An insider’s perspective on insurance-related topics including Terrorism Risk Insurance Act, state vs. federal regulation and tort reform was given by U.S. Congresswoman Sue Kelly, R-N.Y., vice chairman of the House Financial Services Committee during a May 6 presentation on “The View From the Hill,” at NCCI Holdings Inc.’s Annual Issues Symposium 2005 in Orlando, Fla.
Kelly is in her sixth term representing the 19th Congressional District of New York. She began serving in 1995 and remains committed to a common sense agenda that includes reducing taxes, strengthening national security, improving veterans’ benefits, making healthcare more accessible and affordable, and improving education. She was an author of the Sarbanes-Oxley corporate reform bill.
Since 2001, Congresswoman Kelly has chaired the House Financial Services Oversight and Investigations Subcommittee, a leading force in improving the federal government’s ability to track and disrupt terrorist financing activities.
Kelly said it is urgent to renew TRIA and urged everyone attending NCCI’s symposium to become actively involved in contacting their representatives to let them know how important it is to renew this act before it expires at the end of the year.
“People need to understand how the absence of TRIA would cost every state,” Kelly commented in answer to a question about how critical the act is to the economy. “If TRIA is not renewed, all bets will be off!”
Kelly said that everyone needs to tell their regulators exactly how important TRIA is, not just to major states, like Connecticut, Illinois, New Jersey and New York, but every state. She said smaller states feel, “we’re fine,” terrorism would only affect major targets, but said they’re wrong.
She said that while there are some prime targets, if any target is hit, it will have a domino effect that would pull everyone down. “We have to take a long look at other effects,” Kelly explained.

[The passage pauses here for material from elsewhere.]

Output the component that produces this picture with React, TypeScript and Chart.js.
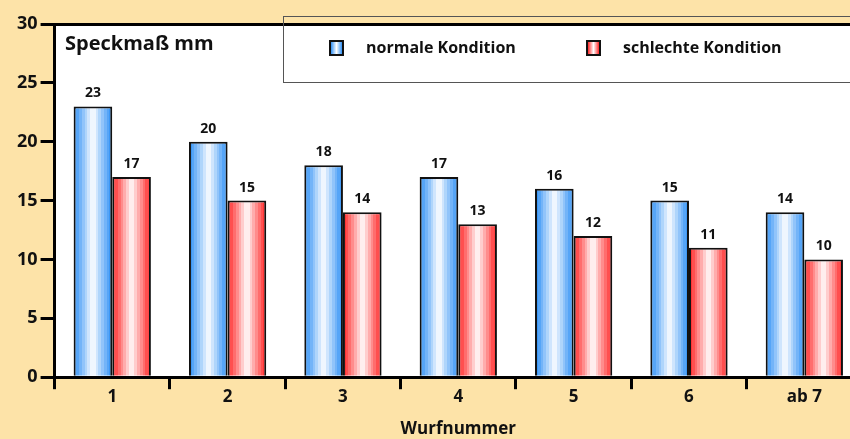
import React, { useEffect, useRef } from 'react';
import { Chart, registerables } from 'chart.js';
Chart.register(...registerables);

const categories = ['1', '2', '3', '4', '5', '6', 'ab 7'];
const normalValues = [23, 20, 18, 17, 16, 15, 14];
const badValues = [17, 15, 14, 13, 12, 11, 10];
const seriesNames = ['normale Kondition', 'schlechte Kondition'];
const yLabel = 'Speckmaß mm';
const xLabel = 'Wurfnummer';
const yMin = 0;
const yMax = 30;
const yStep = 5;

const FONT = '"Open Sans", "DejaVu Sans", sans-serif';
const BG = '#fde3a8';
const BLUE_EDGE: [number, number, number] = [48, 145, 245];
const RED_EDGE: [number, number, number] = [255, 40, 40];
const WHITE: [number, number, number] = [255, 255, 255];

function bandGradient(ctx: CanvasRenderingContext2D, x0: number, x1: number, edge: number[], center: number[]) {
  const g = ctx.createLinearGradient(x0, 0, x1, 0);
  const n = 14;
  for (let i = 0; i < n; i++) {
    const mid = (i + 0.5) / n;
    const t = 1 - Math.abs(mid - 0.5) * 2;
    const f = Math.pow(t, 1.1);
    const c = edge.map((e, k) => Math.round(e + (center[k] - e) * f));
    const col = `rgb(${c[0]},${c[1]},${c[2]})`;
    g.addColorStop(i / n, col);
    g.addColorStop((i + 1) / n, col);
  }
  return g;
}

const gradPlugin = {
  id: 'gradBars',
  beforeDatasetsDraw(chart: any) {
    const ctx = chart.ctx;
    chart.data.datasets.forEach((_ds: any, di: number) => {
      const meta = chart.getDatasetMeta(di);
      const edge = di === 0 ? BLUE_EDGE : RED_EDGE;
      meta.data.forEach((el: any) => {
        const { x, width } = el.getProps(['x', 'width'], true);
        const g = bandGradient(ctx, x - width / 2, x + width / 2, edge, WHITE);
        el.options = Object.assign({}, el.options, { backgroundColor: g });
      });
    });
  },
  afterDatasetsDraw(chart: any) {
    const ctx = chart.ctx;
    ctx.save();
    ctx.fillStyle = '#111';
    ctx.font = `bold 14px ${FONT}`;
    ctx.textAlign = 'center';
    ctx.textBaseline = 'bottom';
    chart.data.datasets.forEach((ds: any, di: number) => {
      const meta = chart.getDatasetMeta(di);
      meta.data.forEach((el: any, i: number) => {
        const { x, y } = el.getProps(['x', 'y'], true);
        ctx.fillText(String(ds.data[i]), x, y - 6);
      });
    });
    ctx.restore();
  },
};

const areaPlugin = {
  id: 'whiteArea',
  beforeDraw(chart: any) {
    const { ctx, chartArea } = chart;
    ctx.save();
    ctx.fillStyle = '#ffffff';
    ctx.fillRect(chartArea.left, chartArea.top, chartArea.right - chartArea.left, chartArea.bottom - chartArea.top);
    ctx.restore();
  },
};

export default function App() {
  const ref = useRef<HTMLCanvasElement>(null);
  useEffect(() => {
    const chart = new Chart(ref.current!, {
      type: 'bar',
      data: {
        labels: categories,
        datasets: [
          { label: seriesNames[0], data: normalValues, backgroundColor: 'rgb(48,145,245)', borderColor: '#111', borderWidth: 2 },
          { label: seriesNames[1], data: badValues, backgroundColor: 'rgb(255,40,40)', borderColor: '#111', borderWidth: 2 },
        ],
      },
      options: {
        responsive: false,
        animation: false,
        events: [],
        layout: { padding: { top: 24, left: 14, right: 0, bottom: 0 } },
        datasets: { bar: { barPercentage: 1, categoryPercentage: 0.67 } },
        plugins: { legend: { display: false }, tooltip: { enabled: false }, title: { display: false } },
        scales: {
          x: {
            border: { color: '#000', width: 3 },
            grid: { drawOnChartArea: false, tickLength: 12, tickColor: '#000', tickWidth: 3, offset: true },
            ticks: { color: '#111', font: { family: FONT, size: 17, weight: 'bold' }, padding: -2 },
            title: { display: true, text: xLabel, color: '#111', font: { family: FONT, size: 17, weight: 'bold' }, padding: { top: 13, bottom: 0 } },
          },
          y: {
            min: yMin,
            max: yMax,
            border: { color: '#000', width: 3 },
            grid: {
              drawOnChartArea: true,
              color: (c: any) => (c.tick && c.tick.value === yMax ? '#000' : 'rgba(0,0,0,0)'),
              lineWidth: 3,
              tickLength: 14,
              tickColor: '#000',
              tickWidth: 3,
            },
            ticks: { stepSize: yStep, color: '#111', font: { family: FONT, size: 18, weight: 'bold' }, padding: 3 },
          },
        },
      },
      plugins: [areaPlugin, gradPlugin],
    } as any);
    return () => chart.destroy();
  }, []);

  const sq = (edge: number[]) => {
    const e = `rgb(${edge[0]},${edge[1]},${edge[2]})`;
    return {
      position: 'absolute' as const,
      width: 11,
      height: 12,
      border: '2px solid #111',
      background: `linear-gradient(to right, ${e}, #fff 50%, ${e})`,
    };
  };
  const txt = {
    position: 'absolute' as const,
    fontFamily: FONT,
    fontWeight: 700,
    fontSize: 16,
    lineHeight: '20px',
    color: '#111',
    whiteSpace: 'nowrap' as const,
  };

  return (
    <div style={{ position: 'fixed', left: 0, top: 0, width: 850, height: 439, overflow: 'hidden', background: BG }}>
      <canvas ref={ref} width={862} height={439} style={{ position: 'absolute', left: 0, top: 0, width: 862, height: 439 }} />
      <div style={{ position: 'absolute', left: 283, top: 16, width: 600, height: 65, border: '1px solid #555' }} />
      <div style={{ ...sq(BLUE_EDGE), left: 329, top: 40 }} />
      <div style={{ ...txt, left: 366, top: 37 }}>{seriesNames[0]}</div>
      <div style={{ ...sq(RED_EDGE), left: 586, top: 40 }} />
      <div style={{ ...txt, left: 623, top: 37 }}>{seriesNames[1]}</div>
      <div style={{ ...txt, fontSize: 20, lineHeight: '24px', left: 65, top: 31 }}>{yLabel}</div>
    </div>
  );
}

Kelly said that after the World Trade Center bombing she talked to a woman who had a small kiosk in the building. “She had taken out a mortgage on her house to get the business going,” Kelly said. “After the bombing the bank threatened to foreclose the mortgage on her house, suppliers lost her business and her customers had to look for a supplier elsewhere.”
Kelly predicted if TRIA is not renewed, and if another terrorist attack occurs, it would pull the economy down everywhere because businesses won’t have anyone to buy their products, people lose their jobs and the result could affect every single person in every single state.
“God-forbid, if there is another terrorist event, the government has to be the insurer of first resort,” Kelly emphasized. “We need to work together to make sure that TRIA is passed so that people can stay in business.
“Every single person in every single state should contact their officials to make sure TRIA is renewed,” Kelly urged. “You are instrumental in making sure enough interest is generated about this and make sure they understand how they will be affected if it isn’t passed – take my passion into your own hearts and fight for TRIA!”
NCCI Releases workers’ comp analysis
Also on May 5, NCCI released the results of its 2004 State of the Line preliminary market analysis indicating that during the workers’ compensation calendar year combined ratio dropped four points to 105 percent, the best performance for the first time since 1997, according to NCCI Holdings Inc.’s State of the Line preliminary market analysis.
The accident year combined ratio continued the downward progression that began in 2000 and stands at 94 percent – the best performance in more than a decade. This reflects a 45-point improvement in just five years.
NCCI’s estimate of the private carrier loss reserve deficiency declined by more than $3 billion to about $12 billion. After allowing for the permissible discounting of lifetime pension cases, the deficiency is $7 billion. The estimated deficiency has been more than halved since year-end 2001, when NCCI estimates peaked. Claim frequency also continued in the current cycle of decline that began in the early1990s.